Major General Nikolai Antoshkin was transferred to Moscow in 1989, promoted to colonel general, and eventually founded the first Russian aerobatic display team. As commander of the frontline aviation units of the Russian Federation, he oversaw airborne operations during the war in Chechnya. He retired from the air force in 1998, and in 2002 became chairman of the Society for Heroes of the Soviet Union. In 2014, Antoshkin was elected to the State Duma as a member of the ruling United Russia party.
Hans Blix retired as the director general of the IAEA in 1997. Three years later he was recalled to the United Nations to serve as the leader of the UN Monitoring, Verification, and Inspection Commission, charged with overseeing Iraqi compliance with its obligations to rid itself of weapons of mass destruction. In February 2003, his commission concluded that there were no such weapons in Iraq; a US-led force of more th
an 125,000 troops nevertheless invaded the country the following month.
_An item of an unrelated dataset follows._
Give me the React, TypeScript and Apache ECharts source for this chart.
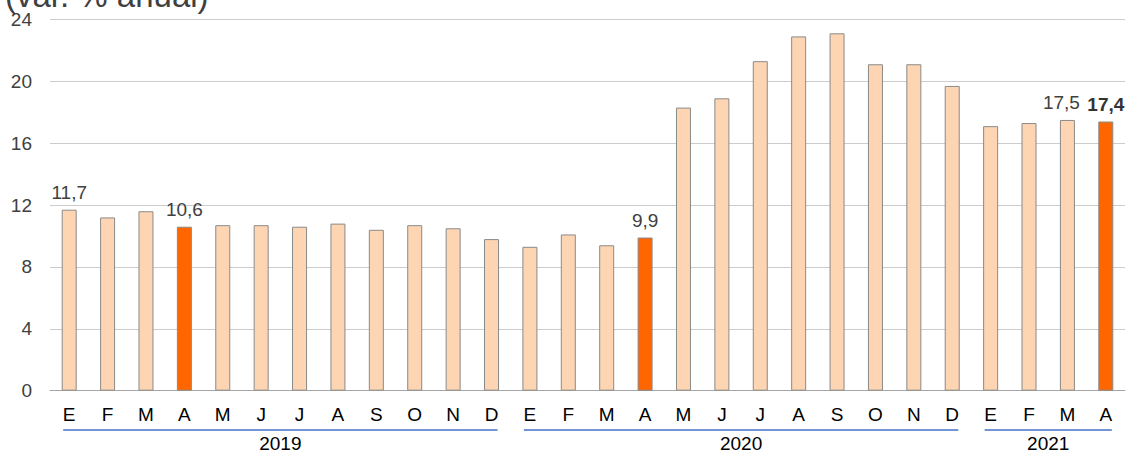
import React, { useEffect, useRef } from "react";
import * as echarts from "echarts";

const months = ["E","F","M","A","M","J","J","A","S","O","N","D","E","F","M","A","M","J","J","A","S","O","N","D","E","F","M","A"];
const values = [11.7,11.2,11.6,10.6,10.7,10.7,10.6,10.8,10.4,10.7,10.5,9.8,9.3,10.1,9.4,9.9,18.3,18.9,21.3,22.9,23.1,21.1,21.1,19.7,17.1,17.3,17.5,17.4];
const highlighted = [3, 15, 27];
const labelled = [0, 3, 15, 26, 27];
const boldLabel = [27];
const years = ["2019", "2020", "2021"];
const yearStart = [0, 12, 24];
const yearEnd = [11, 23, 27];
const yTicks = { min: 0, max: 24, interval: 4 };
const title = "(var. % anual)";

const FONT = "'Liberation Sans', Arial, Helvetica, sans-serif";

export default function App() {
  const ref = useRef<HTMLDivElement>(null);
  useEffect(() => {
    document.body.style.margin = "0";
    if (!ref.current) return;
    const chart = echarts.init(ref.current, null, { renderer: "svg" });
    const fmt = (v: number) => v.toFixed(1).replace(".", ",");
    const data = values.map((v, i) => {
      const hi = highlighted.includes(i);
      const lab = labelled.includes(i);
      const bold = boldLabel.includes(i);
      const beforeBold = boldLabel.includes(i + 1) && lab;
      return {
        value: v,
        itemStyle: { color: hi ? "#FF6600" : "#FDD5B2", borderColor: "#8a8a8a", borderWidth: 1 },
        label: {
          show: lab,
          position: "top",
          distance: 8,
          offset: beforeBold ? [-6, 0] : [0, 0],
          formatter: () => fmt(v),
          color: bold ? "#333333" : "#404040",
          fontWeight: bold ? "bold" : "normal",
          fontSize: 19,
          fontFamily: FONT,
        },
      };
    });
    chart.setOption({
      animation: false,
      grid: { left: 50, right: 1, top: 19.4, bottom: 62.3 },
      xAxis: {
        type: "category",
        data: months,
        boundaryGap: true,
        axisTick: { show: false },
        axisLine: { show: true, lineStyle: { color: "#a6a6a6", width: 1 } },
        axisLabel: { color: "#000000", fontSize: 19, fontFamily: FONT, margin: 14, interval: 0 },
      },
      yAxis: {
        type: "value",
        min: yTicks.min,
        max: yTicks.max,
        interval: yTicks.interval,
        axisLine: { show: false },
        axisTick: { show: false },
        axisLabel: { color: "#404040", fontSize: 19, fontFamily: FONT, margin: 18 },
        splitLine: { lineStyle: { color: "#cccccc", width: 1 } },
      },
      series: [
        {
          type: "bar",
          data,
          barWidth: 15,
        },
      ],
    });
    const px = (i: number) => chart.convertToPixel({ xAxisIndex: 0 }, i) as number;
    const graphics: any[] = [
      {
        type: "text",
        x: 5,
        y: -4.5,
        style: { text: title, font: `33px ${FONT}`, fill: "#404040", verticalAlign: "middle", align: "left" },
      },
    ];
    years.forEach((y, k) => {
      const x1 = px(yearStart[k]) - 6;
      const x2 = px(yearEnd[k]) + 6;
      graphics.push({
        type: "line",
        shape: { x1, y1: 430, x2, y2: 430 },
        style: { stroke: "#4472C4", lineWidth: 1.5 },
      });
      graphics.push({
        type: "text",
        x: (px(yearStart[k]) + px(yearEnd[k])) / 2,
        y: 443,
        style: { text: y, font: `19px ${FONT}`, fill: "#000000", align: "center", verticalAlign: "middle" },
      });
    });
    chart.setOption({ graphic: graphics });
    return () => chart.dispose();
  }, []);
  return <div ref={ref} style={{ width: 1126, height: 453 }} />;
}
Shortly afterward, Blix left the UN for good.
Lev Bocharov, chief engineer of the third shift of Sredmash US-605, reported on the integrity of the Sarcophagus until the fall of the Soviet Union. In 1996, he was part of a Russian group that submitted their own plans for a replacement structure to the president of Ukraine, but which were rejected in favor of the European proposals. Twenty years later, he remained sprightly at eighty-one, living with his wife in a large house he designed himself in Zvenigorod, to the west of Moscow.
Alexander Borovoi continued to oversee the exploration and monitoring inside the Sarcophagus for almost twenty years after the accident and eventually located all but 5 percent of the missing fuel inside the building. He helped devise the original concept for the New Safe Confinement project and has since dedicated himself to cataloging and preserving the documentary record and practical lessons of Chernobyl.
After the dissolution of the Pripyat city council, Alexander Esaulov was resettled in a new home in the Kiev suburb of Irpin and eventually found a job in the bureaucracy of the Ukrainian energy industry. He embarked on a career as a writer and has since published twenty-seven books—many of them children’s adventure stories. He still keeps the official seal of the Pripyat mayor’s office on his desk and in his spare time gives occasional tours of the abandoned city for foreign tourists.
Dr. Robert Gale returned repeatedly to Moscow and Kiev in the years after the accident and became a well-known face throughout the Soviet Union. In 1988, he published a memoir about his experiences, Final Warning, which was adapted into a TV movie starring Jon Voight as Gale and Jason Robards as Armand Hammer. With an international reputation as an expert in the medical response to nuclear disaster, he attended the scenes of several major radiation accidents, including those in Goiânia, Brazil, in 1987, and Fukushima in 2011.